The public narrative about fracking is not science.  It is the device of individuals, not even checked with connections to reality, quite like literature.  It is a good, heartwarming story, claims of abundance, jobs, affluence.

Here is a good example. It is widely promoted by those who hope to have a piece of it’s benefit, and by those who are afraid not to be a valued follower.  There is, however, a lot left out.  This particular article uses the percent increase in O&G jobs, not actual figures.  The hydrocarbons for burning industries are high in investment, but actually low in labor, in contrast to solar and wind.  The US gas industry has smaller reserves, much smaller, than places overseas, which already have production equipment in place, ready to pump. You can check this out yourself. 

The four nations ahead of us have 12.7 times as much gas, and Russia in particular hasn’t even prospected it’s area completely.  The nations following the U. S. also have half-again as much as the four ahead of the US.  So the natural gas industry is pumping gas from a smaller reserve with a bigger straw, which must be paid for with new money.  Plus, they are building gas liquefaction plants and ships to move it across the ocean.
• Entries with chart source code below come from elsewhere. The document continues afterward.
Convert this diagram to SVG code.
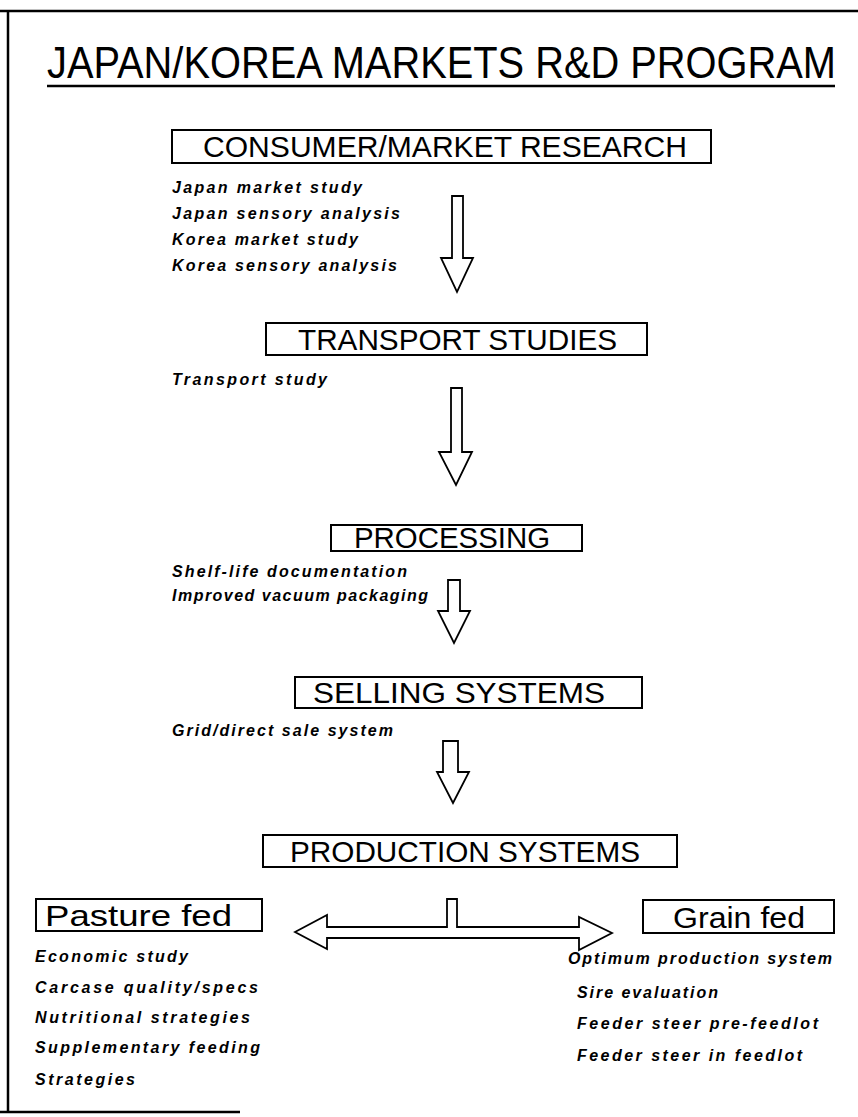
<svg xmlns="http://www.w3.org/2000/svg" width="858" height="1117" viewBox="0 0 858 1117">
  <style>
    .frame { stroke: #000; stroke-width: 2.5; fill: none; }
    .box { fill: #fff; stroke: #000; stroke-width: 2; }
    .head { font-family: "Liberation Sans", Arial, sans-serif; font-size: 30px; fill: #000; }
    .item { font-family: "Liberation Sans", Arial, sans-serif; font-size: 16px; font-weight: bold; font-style: italic; fill: #000; }
    .arrow { fill: #fff; stroke: #000; stroke-width: 1.8; stroke-linejoin: miter; }
  </style>

  <rect width="858" height="1117" fill="#fff"/>

  <!-- page frame -->
  <g id="frame">
    <line class="frame" x1="0" y1="11" x2="858" y2="11"/>
    <line class="frame" x1="8" y1="11" x2="8" y2="1112"/>
    <line class="frame" x1="0" y1="1112" x2="240" y2="1112"/>
  </g>

  <!-- title, set in a condensed face -->
  <g id="title">
    <text transform="translate(47,78) scale(0.905,1)" x="0" y="0" font-family="Liberation Sans, Arial, sans-serif" font-size="44">JAPAN/KOREA MARKETS R&amp;D PROGRAM</text>
    <line x1="47" y1="86" x2="835" y2="86" stroke="#000" stroke-width="2.5"/>
  </g>

  <g id="consumer">
    <rect class="box" x="172" y="130" width="539" height="33"/>
    <text class="head" x="203" y="157" textLength="484" lengthAdjust="spacingAndGlyphs">CONSUMER/MARKET RESEARCH</text>
    <text class="item" x="172" y="193" textLength="190" lengthAdjust="spacing">Japan market study</text>
    <text class="item" x="172" y="219" textLength="228" lengthAdjust="spacing">Japan sensory analysis</text>
    <text class="item" x="172" y="245" textLength="186" lengthAdjust="spacing">Korea market study</text>
    <text class="item" x="172" y="271" textLength="225" lengthAdjust="spacing">Korea sensory analysis</text>
  </g>

  <g id="transport">
    <rect class="box" x="266" y="323" width="381" height="32"/>
    <text class="head" x="298" y="350" textLength="319" lengthAdjust="spacingAndGlyphs">TRANSPORT STUDIES</text>
    <text class="item" x="172" y="385" textLength="155" lengthAdjust="spacing">Transport study</text>
  </g>

  <g id="processing">
    <rect class="box" x="331" y="525" width="251" height="26"/>
    <text class="head" x="354" y="548" font-size="28" textLength="196" lengthAdjust="spacingAndGlyphs">PROCESSING</text>
    <text class="item" x="172" y="577" textLength="235" lengthAdjust="spacing">Shelf-life documentation</text>
    <text class="item" x="172" y="601" textLength="256" lengthAdjust="spacing">Improved vacuum packaging</text>
  </g>

  <g id="selling">
    <rect class="box" x="295" y="677" width="347" height="31"/>
    <text class="head" x="313" y="703" textLength="292" lengthAdjust="spacingAndGlyphs">SELLING SYSTEMS</text>
    <text class="item" x="172" y="736" textLength="221" lengthAdjust="spacing">Grid/direct sale system</text>
  </g>

  <g id="production">
    <rect class="box" x="263" y="835" width="414" height="32"/>
    <text class="head" x="290" y="862" textLength="350" lengthAdjust="spacingAndGlyphs">PRODUCTION SYSTEMS</text>
  </g>

  <g id="pasture">
    <rect class="box" x="36" y="899" width="226" height="32"/>
    <text class="head" x="45" y="926" font-size="31" textLength="187" lengthAdjust="spacingAndGlyphs">Pasture fed</text>
    <text class="item" x="35" y="962" textLength="153" lengthAdjust="spacing">Economic study</text>
    <text class="item" x="35" y="993" textLength="223" lengthAdjust="spacing">Carcase quality/specs</text>
    <text class="item" x="35" y="1023" textLength="215" lengthAdjust="spacing">Nutritional strategies</text>
    <text class="item" x="35" y="1053" textLength="225" lengthAdjust="spacing">Supplementary feeding</text>
    <text class="item" x="35" y="1085" textLength="100" lengthAdjust="spacing">Strategies</text>
  </g>

  <g id="grain">
    <rect class="box" x="643" y="900" width="191" height="33"/>
    <text class="head" x="673" y="928" font-size="31" textLength="132" lengthAdjust="spacingAndGlyphs">Grain fed</text>
    <text class="item" x="568" y="964" textLength="264" lengthAdjust="spacing">Optimum production system</text>
    <text class="item" x="577" y="998" textLength="141" lengthAdjust="spacing">Sire evaluation</text>
    <text class="item" x="577" y="1029" textLength="241" lengthAdjust="spacing">Feeder steer pre-feedlot</text>
    <text class="item" x="577" y="1061" textLength="225" lengthAdjust="spacing">Feeder steer in feedlot</text>
  </g>

  <!-- block arrows between stages -->
  <g id="connectors">
    <path class="arrow" d="M452,196 H463 V258 H473 L457,292 L441,258 H452 Z"/>
    <path class="arrow" d="M451,388 H462 V452 H472 L456,485 L439,452 H451 Z"/>
    <path class="arrow" d="M448,580 H460 V611 H470 L454,643 L438,611 H448 Z"/>
    <path class="arrow" d="M443,741 H458 V772 H469 L453,803 L437,772 H443 Z"/>
    <path class="arrow" d="M295,932 L327,915 V927 H447 V899 H457 V927 H579 V917 L612,933 L579,950 V938 H327 V949 Z"/>
  </g>
</svg>
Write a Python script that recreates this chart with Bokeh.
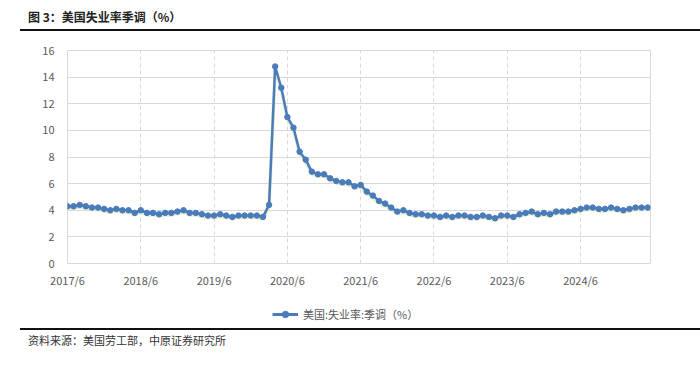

Then there is the matter of denial of ill effects on the environment and our people.  Some examples of relevant research are the following:
 
>>> Why is there a huge methane hotspot in the American Southwest?
 
>>> Lancashire fracking in doubt following UK critical report

>>> Stanford biologist warns of early stages of Earth’s 6th mass extinction event. 

>>> Impact of Natural Gas Extraction on PAH Levels in Ambient Air.

>>> Perinatal Outcomes and Unconventional Natural Gas Operations in Southwest Pennsylvania.

>>> Evaluating a groundwater supply contamination incident attributed to Marcellus Shale gas development.

>>> And from Science, the premiere publication of the AAAS, United States Ecosystem Services Lost to oil and gas in North America (24 April 15, p.401).
 
The quantity of such research doubles each year, in spite of the failure of cooperation from the industry, which is not interested in verifiable facts, but in promoting it’s narrative. And, this is quality research, most in peer reviewed journals.
 
It is amazing how poor the education of many people making important decisions really is.  My guess is there are few climate change deniers whose knowledge of the physics involved is at the level of a first year student.  They don’t know enthalpy of vaporization, enthalpy of fusion, heat capacity, coefficient of expansion.  Nor do they know the Earth Science of the Global Ocean Heat Conveyor, or the Hadley, Farrell and Polar cells.  You shouldn’t worry if you don’t know these terms and how they relate to global warming, unless you are writing contradictions to climate scientists.  It is all available to those who want to take the time, however.
 
Very few fracking executives or midstaff understand elementary toxicology. Nor does the industry as a whole have such expertise.   And it’s well understood that any employee who is not loyal to the objectives of the firm gets the boot.  That is hard on one’s professional standing.  If trained in petroleum science and you loose a job by being a whistle blower, it will be hard to find another.  CIA employees aren’t the only ones who have to “go along to get along.”
 
And the same with politicians.  As I’ve said before, they don’t have time for research or going out in the field and talking to constituents.  They have to spend their time raising money and getting re-elected.  It’s all power brokering. This results in monstrosities such as the WV Senator who is on the Senate Clean Air Committee AND fighting to preserve Coal.  In Pennsylvania they have bills that removes liability for drillers who use acid mine drainage for fracking.  Isn’t that a cracker jack?
 
There is no long-term view, hardly more than the next quarter, certainly none as long as it will take to pay off the debts. And no depth beyond “common sense.”  If “ignorance is bliss”  this must be the finest hour for the hydrocarbon burning industries.  They have pumped up a “full head of steam,” but can’t see beyond the current wave.